BEGIN Data segment

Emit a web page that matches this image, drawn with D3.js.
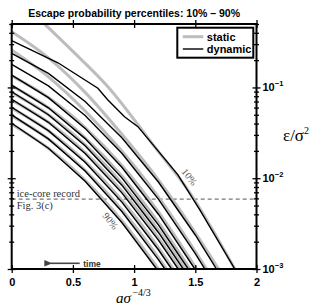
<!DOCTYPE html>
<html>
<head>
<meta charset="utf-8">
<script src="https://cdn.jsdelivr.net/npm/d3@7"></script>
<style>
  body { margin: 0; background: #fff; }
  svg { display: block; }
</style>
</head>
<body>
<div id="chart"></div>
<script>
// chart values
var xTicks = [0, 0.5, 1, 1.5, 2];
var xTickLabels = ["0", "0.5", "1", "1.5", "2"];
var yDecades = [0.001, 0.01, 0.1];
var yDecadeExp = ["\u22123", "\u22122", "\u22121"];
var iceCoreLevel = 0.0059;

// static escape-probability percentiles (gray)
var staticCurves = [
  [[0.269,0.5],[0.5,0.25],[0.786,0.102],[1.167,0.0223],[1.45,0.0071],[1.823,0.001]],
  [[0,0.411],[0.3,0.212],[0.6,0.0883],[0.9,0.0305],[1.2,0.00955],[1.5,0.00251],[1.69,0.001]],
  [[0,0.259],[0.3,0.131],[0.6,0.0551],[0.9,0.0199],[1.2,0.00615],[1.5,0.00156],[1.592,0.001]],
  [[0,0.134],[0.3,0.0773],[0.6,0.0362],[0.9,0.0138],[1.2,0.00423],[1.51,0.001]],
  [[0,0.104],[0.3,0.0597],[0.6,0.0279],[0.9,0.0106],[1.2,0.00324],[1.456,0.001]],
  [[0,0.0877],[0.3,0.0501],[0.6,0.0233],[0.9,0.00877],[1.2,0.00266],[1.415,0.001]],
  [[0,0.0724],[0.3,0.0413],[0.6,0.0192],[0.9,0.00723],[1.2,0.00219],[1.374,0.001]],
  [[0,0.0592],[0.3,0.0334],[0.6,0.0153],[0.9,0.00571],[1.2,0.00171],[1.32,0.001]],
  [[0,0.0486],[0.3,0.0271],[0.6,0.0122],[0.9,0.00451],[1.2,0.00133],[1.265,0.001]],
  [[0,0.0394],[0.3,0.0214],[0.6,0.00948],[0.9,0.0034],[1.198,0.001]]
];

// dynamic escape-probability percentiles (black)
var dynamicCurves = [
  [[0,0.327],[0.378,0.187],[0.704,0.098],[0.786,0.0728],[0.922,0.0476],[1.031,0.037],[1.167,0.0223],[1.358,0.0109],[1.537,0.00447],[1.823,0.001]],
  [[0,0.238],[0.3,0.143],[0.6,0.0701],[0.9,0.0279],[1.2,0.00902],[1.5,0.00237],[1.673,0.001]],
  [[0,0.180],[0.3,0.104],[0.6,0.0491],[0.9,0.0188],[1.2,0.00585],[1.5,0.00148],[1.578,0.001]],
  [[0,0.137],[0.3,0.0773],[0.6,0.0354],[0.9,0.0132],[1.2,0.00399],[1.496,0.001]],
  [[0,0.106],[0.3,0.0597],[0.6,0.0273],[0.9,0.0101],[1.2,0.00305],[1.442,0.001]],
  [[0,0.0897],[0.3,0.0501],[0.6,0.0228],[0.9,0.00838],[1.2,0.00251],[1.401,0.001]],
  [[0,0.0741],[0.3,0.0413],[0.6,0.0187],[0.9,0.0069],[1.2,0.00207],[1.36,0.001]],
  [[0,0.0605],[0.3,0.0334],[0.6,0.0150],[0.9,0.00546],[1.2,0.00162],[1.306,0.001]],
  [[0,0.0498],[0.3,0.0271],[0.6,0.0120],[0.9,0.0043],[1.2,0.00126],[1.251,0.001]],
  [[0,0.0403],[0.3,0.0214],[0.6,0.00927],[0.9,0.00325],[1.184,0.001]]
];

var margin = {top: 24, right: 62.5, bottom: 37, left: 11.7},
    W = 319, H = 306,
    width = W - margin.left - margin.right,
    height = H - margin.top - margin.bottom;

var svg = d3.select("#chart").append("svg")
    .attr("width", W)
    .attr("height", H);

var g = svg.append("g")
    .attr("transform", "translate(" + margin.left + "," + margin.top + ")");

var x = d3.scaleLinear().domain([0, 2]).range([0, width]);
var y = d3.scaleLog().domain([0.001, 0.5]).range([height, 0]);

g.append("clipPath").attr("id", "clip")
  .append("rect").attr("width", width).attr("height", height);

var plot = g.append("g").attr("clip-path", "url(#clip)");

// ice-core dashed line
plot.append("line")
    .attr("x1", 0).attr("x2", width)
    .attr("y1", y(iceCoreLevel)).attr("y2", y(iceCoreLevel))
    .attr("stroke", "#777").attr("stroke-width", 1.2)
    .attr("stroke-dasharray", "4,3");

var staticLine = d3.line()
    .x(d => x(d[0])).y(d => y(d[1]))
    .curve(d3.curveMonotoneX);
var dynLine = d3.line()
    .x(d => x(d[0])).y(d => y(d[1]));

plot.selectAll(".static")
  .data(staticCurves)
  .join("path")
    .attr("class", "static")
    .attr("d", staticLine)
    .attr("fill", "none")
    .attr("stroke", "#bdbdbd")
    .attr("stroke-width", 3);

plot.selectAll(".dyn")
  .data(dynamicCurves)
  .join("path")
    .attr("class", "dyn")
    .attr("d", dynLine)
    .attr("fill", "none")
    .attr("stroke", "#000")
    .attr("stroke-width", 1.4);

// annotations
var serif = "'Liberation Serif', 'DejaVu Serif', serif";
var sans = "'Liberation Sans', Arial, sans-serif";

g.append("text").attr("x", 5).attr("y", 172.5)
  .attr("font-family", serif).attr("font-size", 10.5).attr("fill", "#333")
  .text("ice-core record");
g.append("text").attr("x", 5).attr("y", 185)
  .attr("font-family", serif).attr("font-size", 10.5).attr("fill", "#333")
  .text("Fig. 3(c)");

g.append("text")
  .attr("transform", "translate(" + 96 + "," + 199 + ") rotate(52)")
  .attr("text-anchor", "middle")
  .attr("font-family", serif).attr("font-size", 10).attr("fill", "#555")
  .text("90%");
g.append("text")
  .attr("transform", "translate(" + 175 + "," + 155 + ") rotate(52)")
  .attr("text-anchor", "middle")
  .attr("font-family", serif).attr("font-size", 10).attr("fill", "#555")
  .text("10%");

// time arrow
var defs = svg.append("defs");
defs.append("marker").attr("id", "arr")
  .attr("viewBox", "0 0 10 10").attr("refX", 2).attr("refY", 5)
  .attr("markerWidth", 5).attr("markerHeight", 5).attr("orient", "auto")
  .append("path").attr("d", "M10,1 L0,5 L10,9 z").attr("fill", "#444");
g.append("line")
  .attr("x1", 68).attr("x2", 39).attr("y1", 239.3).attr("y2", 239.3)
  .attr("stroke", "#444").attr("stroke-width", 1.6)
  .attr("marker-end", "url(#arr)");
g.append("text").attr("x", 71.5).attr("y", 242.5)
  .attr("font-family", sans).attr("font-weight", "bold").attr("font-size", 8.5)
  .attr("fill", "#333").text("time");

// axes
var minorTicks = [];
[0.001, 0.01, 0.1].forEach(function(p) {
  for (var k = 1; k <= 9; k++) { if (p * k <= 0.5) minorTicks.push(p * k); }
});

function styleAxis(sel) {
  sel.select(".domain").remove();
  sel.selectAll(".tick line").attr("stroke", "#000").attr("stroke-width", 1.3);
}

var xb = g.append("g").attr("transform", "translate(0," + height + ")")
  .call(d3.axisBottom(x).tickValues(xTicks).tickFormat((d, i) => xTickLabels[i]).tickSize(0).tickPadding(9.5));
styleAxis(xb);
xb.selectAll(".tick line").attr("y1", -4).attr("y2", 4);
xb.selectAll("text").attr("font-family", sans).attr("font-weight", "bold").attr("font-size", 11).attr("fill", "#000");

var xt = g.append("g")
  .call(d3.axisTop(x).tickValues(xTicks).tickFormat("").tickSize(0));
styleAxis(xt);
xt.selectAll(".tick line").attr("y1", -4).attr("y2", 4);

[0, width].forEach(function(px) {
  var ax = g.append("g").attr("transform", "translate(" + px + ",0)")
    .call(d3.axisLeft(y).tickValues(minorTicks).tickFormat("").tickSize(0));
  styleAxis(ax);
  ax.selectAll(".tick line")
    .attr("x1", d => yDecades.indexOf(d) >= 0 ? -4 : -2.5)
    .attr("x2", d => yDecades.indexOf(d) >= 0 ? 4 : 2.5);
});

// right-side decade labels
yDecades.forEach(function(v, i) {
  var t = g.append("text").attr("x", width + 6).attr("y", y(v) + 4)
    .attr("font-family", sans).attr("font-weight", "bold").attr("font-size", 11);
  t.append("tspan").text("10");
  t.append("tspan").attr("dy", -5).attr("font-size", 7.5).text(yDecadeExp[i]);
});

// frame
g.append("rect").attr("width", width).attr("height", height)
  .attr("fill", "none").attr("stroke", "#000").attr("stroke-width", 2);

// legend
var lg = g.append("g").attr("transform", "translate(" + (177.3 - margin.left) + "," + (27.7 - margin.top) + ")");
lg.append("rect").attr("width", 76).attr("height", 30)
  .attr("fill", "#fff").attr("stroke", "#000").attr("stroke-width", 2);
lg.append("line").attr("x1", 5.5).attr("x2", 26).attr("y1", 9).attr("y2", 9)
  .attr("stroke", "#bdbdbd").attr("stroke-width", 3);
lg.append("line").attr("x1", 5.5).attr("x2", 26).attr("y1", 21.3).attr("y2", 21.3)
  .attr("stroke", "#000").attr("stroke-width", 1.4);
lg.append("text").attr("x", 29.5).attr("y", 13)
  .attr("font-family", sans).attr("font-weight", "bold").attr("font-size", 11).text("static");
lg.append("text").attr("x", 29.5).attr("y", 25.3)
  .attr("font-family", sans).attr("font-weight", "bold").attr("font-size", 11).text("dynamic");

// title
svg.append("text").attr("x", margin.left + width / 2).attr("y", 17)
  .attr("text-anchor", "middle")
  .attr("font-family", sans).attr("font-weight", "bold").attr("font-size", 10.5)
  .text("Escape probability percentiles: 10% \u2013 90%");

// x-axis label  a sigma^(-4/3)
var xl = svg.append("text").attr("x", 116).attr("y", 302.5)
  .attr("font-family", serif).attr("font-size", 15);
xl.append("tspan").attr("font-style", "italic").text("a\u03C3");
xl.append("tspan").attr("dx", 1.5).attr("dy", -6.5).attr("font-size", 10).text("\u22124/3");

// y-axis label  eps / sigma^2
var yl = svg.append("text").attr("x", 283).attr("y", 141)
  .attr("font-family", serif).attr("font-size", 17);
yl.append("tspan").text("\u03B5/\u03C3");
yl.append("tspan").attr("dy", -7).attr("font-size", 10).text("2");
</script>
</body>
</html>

END Data segment

_Given problem:_ Return exactly what appears from the opening line of the material through the line with "var iceCoreLevel = 0.0059;", apart from the pictures.

_Written solution:_
Emit a web page that matches this image, drawn with D3.js.
<!DOCTYPE html>
<html>
<head>
<meta charset="utf-8">
<script src="https://cdn.jsdelivr.net/npm/d3@7"></script>
<style>
  body { margin: 0; background: #fff; }
  svg { display: block; }
</style>
</head>
<body>
<div id="chart"></div>
<script>
// chart values
var xTicks = [0, 0.5, 1, 1.5, 2];
var xTickLabels = ["0", "0.5", "1", "1.5", "2"];
var yDecades = [0.001, 0.01, 0.1];
var yDecadeExp = ["\u22123", "\u22122", "\u22121"];
var iceCoreLevel = 0.0059;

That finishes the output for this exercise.